The following commands will each start a simple web server, serving up the files in the current directory.
Just open up the browser, and navigate to the system’s IP + port (e.g. http://localhost:8080
).
Python
python -m http.server 8000
Node.js
npx http-server ./ --port 8080
PHP
php -S 127.0.0.1:8080
Ruby
ruby -run -e httpd ./ -p 8080
R
Rscript -e 'servr::httd()' -p8080
Caddy
Caddy is a feature-rich production-ready Go-based web server, with easy configuration.

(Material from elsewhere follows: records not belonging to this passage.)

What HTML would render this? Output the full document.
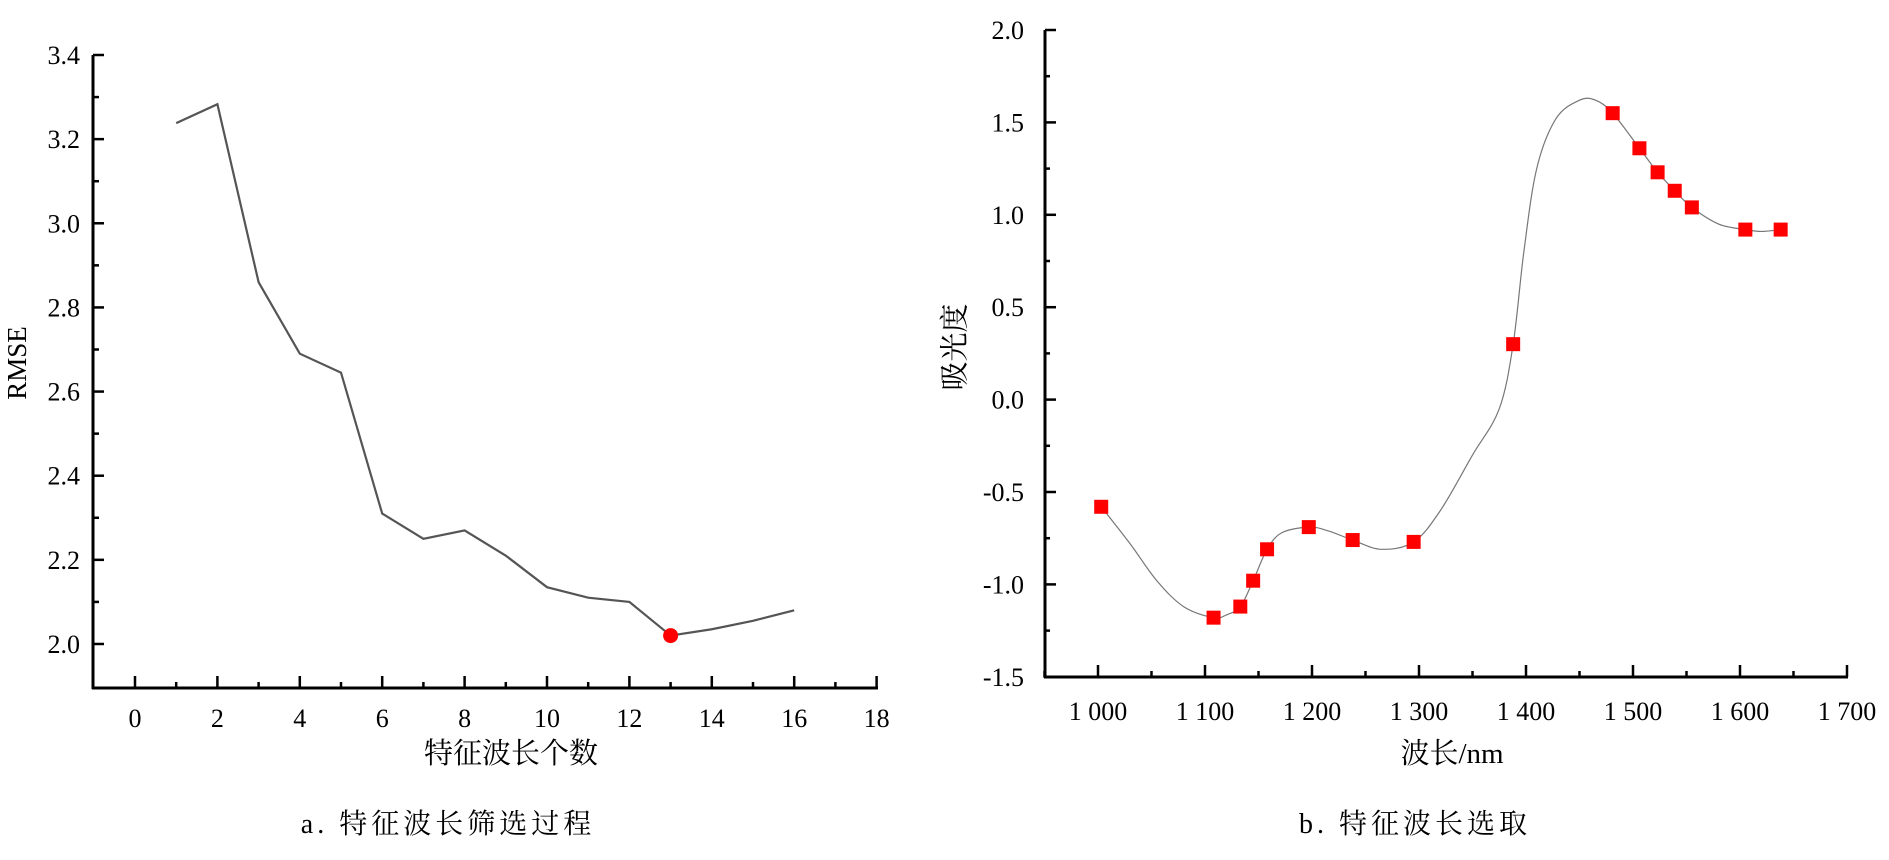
<!DOCTYPE html>
<html><head><meta charset="utf-8"><style>
html,body{margin:0;padding:0;background:#fff;}
svg{display:block;}
svg text{font-family:"Liberation Serif","Noto Serif CJK SC",serif !important;}
</style></head><body>
<svg id="s" width="1889" height="860" viewBox="0 0 1889 860" xmlns="http://www.w3.org/2000/svg" style="font-family:'Liberation Serif',serif">
<g id="g" style="font-family:'Liberation Serif',serif"></g>
<text x="20" y="363" font-size="27" text-anchor="middle" transform="rotate(-90 20 363)" dominant-baseline="middle">RMSE</text>
<text x="511" y="763" font-size="29" text-anchor="middle">特征波长个数</text>
<text x="448" y="833" font-size="28" text-anchor="middle" letter-spacing="4">a. 特征波长筛选过程</text>
<text x="958" y="347" font-size="29" text-anchor="middle" transform="rotate(-90 958 347)" dominant-baseline="middle">吸光度</text>
<text x="1452" y="763" font-size="29" text-anchor="middle">波长/nm</text>
<text x="1415" y="833" font-size="28" text-anchor="middle" letter-spacing="4">b. 特征波长选取</text>
</svg>
<script>
var NS='http://www.w3.org/2000/svg',g=document.getElementById('g');
function E(t,a,txt){var e=document.createElementNS(NS,t);for(var k in a)e.setAttribute(k,a[k]);if(txt!==undefined)e.textContent=txt;g.appendChild(e);return e;}
function L(x1,y1,x2,y2,w,c){E('line',{x1:x1,y1:y1,x2:x2,y2:y2,stroke:c||'#000','stroke-width':w});}
function T(x,y,s,a){E('text',{x:x,y:y,'font-size':26,'text-anchor':a,style:"font-family:'Liberation Serif',serif"},String(s));}
var lx=function(v){return 135+v*41.2;}, ly=function(v){return 55+(3.4-v)*420.7;};
L(93,55,93,689,3);L(92,688,878,688,3);
for(var k=0;k<=18;k++){var x=lx(k);L(x,688,x,k%2?682:676,2.5);if(k%2==0)T(x,727,k,'middle');}
for(var k=0;k<=14;k++){var v=3.4-k*0.1,y=ly(v);L(93,y,k%2?99:104,y,2.5);if(k%2==0)T(80,y+9,v.toFixed(1),'end');}
var d=[[1,3.238],[2,3.283],[3,2.86],[4,2.69],[5,2.645],[6,2.31],[7,2.25],[8,2.27],[9,2.21],[10,2.135],[11,2.11],[12,2.1],[13,2.02],[14,2.035],[15,2.055],[16,2.08]];
E('polyline',{fill:'none',stroke:'#555','stroke-width':2.2,points:d.map(function(p){return lx(p[0])+','+ly(p[1]);}).join(' ')});
E('circle',{cx:lx(13),cy:ly(2.02),r:7.5,fill:'#f00'});
var rx=function(n){return 1098+(n-1000)*1.07;}, ry=function(v){return 30+(2-v)*184.8;};
L(1045,30,1045,678,3);L(1044,677,1848,677,3);
for(var n=950;n<=1700;n+=50){var x=rx(n);L(x,677,x,n%100?671:665,2.5);if(n%100==0&&n>=1000)T(x,720,String(n).charAt(0)+' '+String(n).slice(1),'middle');}
for(var k=0;k<=14;k++){var v=2-k*0.25,y=ry(v);L(1045,y,k%2?1050:1056,y,2.5);if(k%2==0)T(1024,y+9,(v<0?'-':'')+Math.abs(v).toFixed(1),'end');}
var c=[[1003,-0.58],[1030,-0.78],[1055,-0.98],[1080,-1.12],[1108,-1.18],[1120,-1.165],[1133,-1.12],[1145,-0.98],[1158,-0.81],[1172,-0.72],[1197,-0.69],[1215,-0.71],[1238,-0.76],[1265,-0.81],[1295,-0.77],[1320,-0.6],[1350,-0.3],[1375,-0.05],[1388,0.30],[1398,0.8],[1410,1.25],[1428,1.52],[1450,1.62],[1465,1.62],[1481,1.55],[1506,1.36],[1523,1.23],[1539,1.13],[1555,1.04],[1580,0.95],[1605,0.92],[1620,0.91],[1638,0.92]];
var P=c.map(function(p){return [rx(p[0]),ry(p[1])];});
var s='M'+P[0][0]+','+P[0][1];
for(var i=0;i<P.length-1;i++){var p0=P[Math.max(i-1,0)],p1=P[i],p2=P[i+1],p3=P[Math.min(i+2,P.length-1)];
s+=' C'+(p1[0]+(p2[0]-p0[0])/6)+','+(p1[1]+(p2[1]-p0[1])/6)+' '+(p2[0]-(p3[0]-p1[0])/6)+','+(p2[1]-(p3[1]-p1[1])/6)+' '+p2[0]+','+p2[1];}
E('path',{d:s,fill:'none',stroke:'#777','stroke-width':1.2});
[[1003,-0.58],[1108,-1.18],[1133,-1.12],[1145,-0.98],[1158,-0.81],[1197,-0.69],[1238,-0.76],[1295,-0.77],[1388,0.30],[1481,1.55],[1506,1.36],[1523,1.23],[1539,1.13],[1555,1.04],[1605,0.92],[1638,0.92]].forEach(function(p){
E('rect',{x:rx(p[0])-7,y:ry(p[1])-7,width:14,height:14,fill:'#f00'});});
</script>
</body></html>
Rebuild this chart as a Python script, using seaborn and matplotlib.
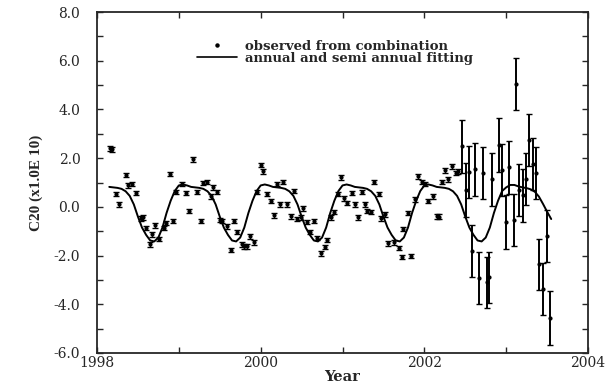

Just download and use something like the following command.
caddy file-server
Rust (with miniserve)
cargo install miniserve
miniserve -p 8080 .
BusyBox The Swiss Army Knife of Embedded Linux
busybox httpd -f -p 8080
You can also share the server with someone remotely, Using Ngrok to expose server to the internet
This is really useful for so many use cases, for example temporarily sharing locally running services your building with colleges
- Download Ngrok for your platform, from ngrok.com/download
- Unzip the archive, and navigate to it’s path or add an alias pointing to it
- Simply run
./ngrok http [port num]
, so if your local app is running on port 300, that would be./ngrok http 3000
- The command line will show a public ngrok domain, which is accessible to anyone through the internet
You may need to log in, to do so, create an account on ngrok, go to dashboard –> autotoken and copy your token.